The KBA issued an initial formal notice to Daimler AG in April 2019, ordering the manufacturer to provide technical documentation for all certification tests conducted on the OM651 and OM626 engine families between 2013 and 2018. [6] Daimler's initial response characterised the toothpick findings as isolated quality-control anomalies and disputed that any systematic or sanctioned manipulation had occurred. This position became increasingly difficult to sustain as prosecutors from the Stuttgart Public Prosecutor's Office, who had opened parallel criminal proceedings in June 2019, obtained and disclosed internal engineering communications that referenced "HVE-12" in the context of pre-certification vehicle preparation procedures. [7]
In November 2020, the KBA issued a mandatory recall order covering approximately 260,000 vehicles in Germany, requiring an over-the-air software update to EGR control parameters and, for vehicles whose EGR hardware showed signs of abnormal wear potentially attributable to the alleged manipulation, a dealer-level hardware inspection. Daimler complied with the recall while continuing to contest the characterisation of the practices involved as wilful regulatory evasion. [5] The €870 million administrative fine, imposed in August 2021 and accepted by Mercedes-Benz Group AG without admission of criminal liability, was structured to include €210 million in disgorged profits attributed to vehicles sold with non-compliant emissions profiles and a €660 million penalty component. [1]
Criminal proceedings against fourteen named engineers and three senior managers remained ongoing as of the end of 2023, with trial dates in Stuttgart set for 2025. Separately, a class-action claim filed in the United Kingdom on behalf of approximately 130,000 affected vehicle owners was certified for trial by the Competition Appeal Tribunal in 2022, drawing comparisons in legal commentary to the UK diesel emissions group litigation arising from Volkswagen's Dieselgate settlement. [9]
Corporate response and internal reforms[edit]
Mercedes-Benz Group AG, following the completion of the KBA investigation, commissioned an independent review by law firm
Gleiss Lutz into its internal compliance and engineering approval processes. The resulting report, a summary of which was published in early 2022, identified deficiencies in the oversight of pre-certification vehicle preparation, including an absence of formal documentation requirements for any physical modifications made to test vehicles prior to submission.
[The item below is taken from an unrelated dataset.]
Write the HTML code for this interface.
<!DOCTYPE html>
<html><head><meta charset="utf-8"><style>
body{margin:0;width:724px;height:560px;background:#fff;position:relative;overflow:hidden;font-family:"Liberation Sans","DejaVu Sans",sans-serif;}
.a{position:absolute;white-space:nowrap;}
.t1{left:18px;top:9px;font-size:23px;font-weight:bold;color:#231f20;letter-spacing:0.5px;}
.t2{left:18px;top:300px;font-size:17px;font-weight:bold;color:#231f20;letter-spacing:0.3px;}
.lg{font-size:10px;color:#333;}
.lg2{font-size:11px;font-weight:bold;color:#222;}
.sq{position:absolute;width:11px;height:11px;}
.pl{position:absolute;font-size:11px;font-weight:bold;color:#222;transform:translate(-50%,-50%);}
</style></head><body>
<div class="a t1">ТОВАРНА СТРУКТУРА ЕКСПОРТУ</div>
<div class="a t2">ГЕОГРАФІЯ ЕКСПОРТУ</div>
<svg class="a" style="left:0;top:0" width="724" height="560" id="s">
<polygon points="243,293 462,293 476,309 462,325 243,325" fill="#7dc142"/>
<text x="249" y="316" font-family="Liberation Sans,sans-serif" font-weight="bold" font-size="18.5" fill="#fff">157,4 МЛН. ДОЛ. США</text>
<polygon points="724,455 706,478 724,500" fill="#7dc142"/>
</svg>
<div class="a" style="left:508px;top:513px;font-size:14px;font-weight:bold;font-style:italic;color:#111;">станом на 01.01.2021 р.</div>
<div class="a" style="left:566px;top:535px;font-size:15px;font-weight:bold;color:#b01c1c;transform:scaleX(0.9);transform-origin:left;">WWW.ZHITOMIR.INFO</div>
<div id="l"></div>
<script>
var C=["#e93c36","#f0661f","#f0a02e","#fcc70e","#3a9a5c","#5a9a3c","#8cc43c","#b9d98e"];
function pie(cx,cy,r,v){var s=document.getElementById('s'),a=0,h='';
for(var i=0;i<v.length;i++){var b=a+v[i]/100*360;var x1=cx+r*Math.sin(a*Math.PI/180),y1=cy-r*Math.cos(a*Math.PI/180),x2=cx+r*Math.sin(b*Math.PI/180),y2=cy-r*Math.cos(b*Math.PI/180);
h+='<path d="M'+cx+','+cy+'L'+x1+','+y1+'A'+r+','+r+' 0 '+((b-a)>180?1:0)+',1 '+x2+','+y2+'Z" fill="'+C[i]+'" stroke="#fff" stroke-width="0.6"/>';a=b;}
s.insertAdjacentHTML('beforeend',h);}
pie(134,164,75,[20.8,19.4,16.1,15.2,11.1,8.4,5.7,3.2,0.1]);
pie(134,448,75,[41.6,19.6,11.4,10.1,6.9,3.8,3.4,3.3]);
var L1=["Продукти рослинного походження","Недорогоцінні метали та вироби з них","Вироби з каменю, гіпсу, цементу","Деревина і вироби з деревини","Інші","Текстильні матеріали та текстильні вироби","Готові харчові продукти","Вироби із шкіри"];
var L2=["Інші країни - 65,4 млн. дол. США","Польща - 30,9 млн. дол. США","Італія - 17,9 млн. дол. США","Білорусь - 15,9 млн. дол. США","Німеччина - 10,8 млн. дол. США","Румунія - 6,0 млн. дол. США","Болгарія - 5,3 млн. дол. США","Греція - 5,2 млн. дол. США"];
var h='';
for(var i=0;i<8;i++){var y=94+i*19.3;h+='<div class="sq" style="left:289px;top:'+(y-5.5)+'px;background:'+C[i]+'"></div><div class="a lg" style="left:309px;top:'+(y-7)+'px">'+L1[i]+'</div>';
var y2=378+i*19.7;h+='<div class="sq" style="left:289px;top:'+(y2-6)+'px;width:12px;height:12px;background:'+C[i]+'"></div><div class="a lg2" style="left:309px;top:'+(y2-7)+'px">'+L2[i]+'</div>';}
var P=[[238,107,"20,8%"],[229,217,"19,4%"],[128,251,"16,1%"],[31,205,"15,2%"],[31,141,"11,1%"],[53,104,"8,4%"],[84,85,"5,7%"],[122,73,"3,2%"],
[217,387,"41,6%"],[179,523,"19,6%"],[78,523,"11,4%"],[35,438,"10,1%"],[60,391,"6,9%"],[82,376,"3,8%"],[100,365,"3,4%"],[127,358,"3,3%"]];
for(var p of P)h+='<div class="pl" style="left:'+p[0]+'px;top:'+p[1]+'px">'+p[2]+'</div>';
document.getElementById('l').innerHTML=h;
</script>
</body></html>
[10] In response, the company announced the creation of a dedicated
Emissions Compliance Review Board with direct reporting lines to the Management Board, mandatory video documentation of all certification vehicle preparations, and the appointment of an independent external emissions compliance monitor for a five-year term. Chief Executive
Ola Källenius stated in a widely circulated open letter that the alleged practices were "incompatible with the values and standards Mercedes-Benz holds itself to" and represented "a serious failure for which the company takes full responsibility within the bounds of the legal proceedings underway."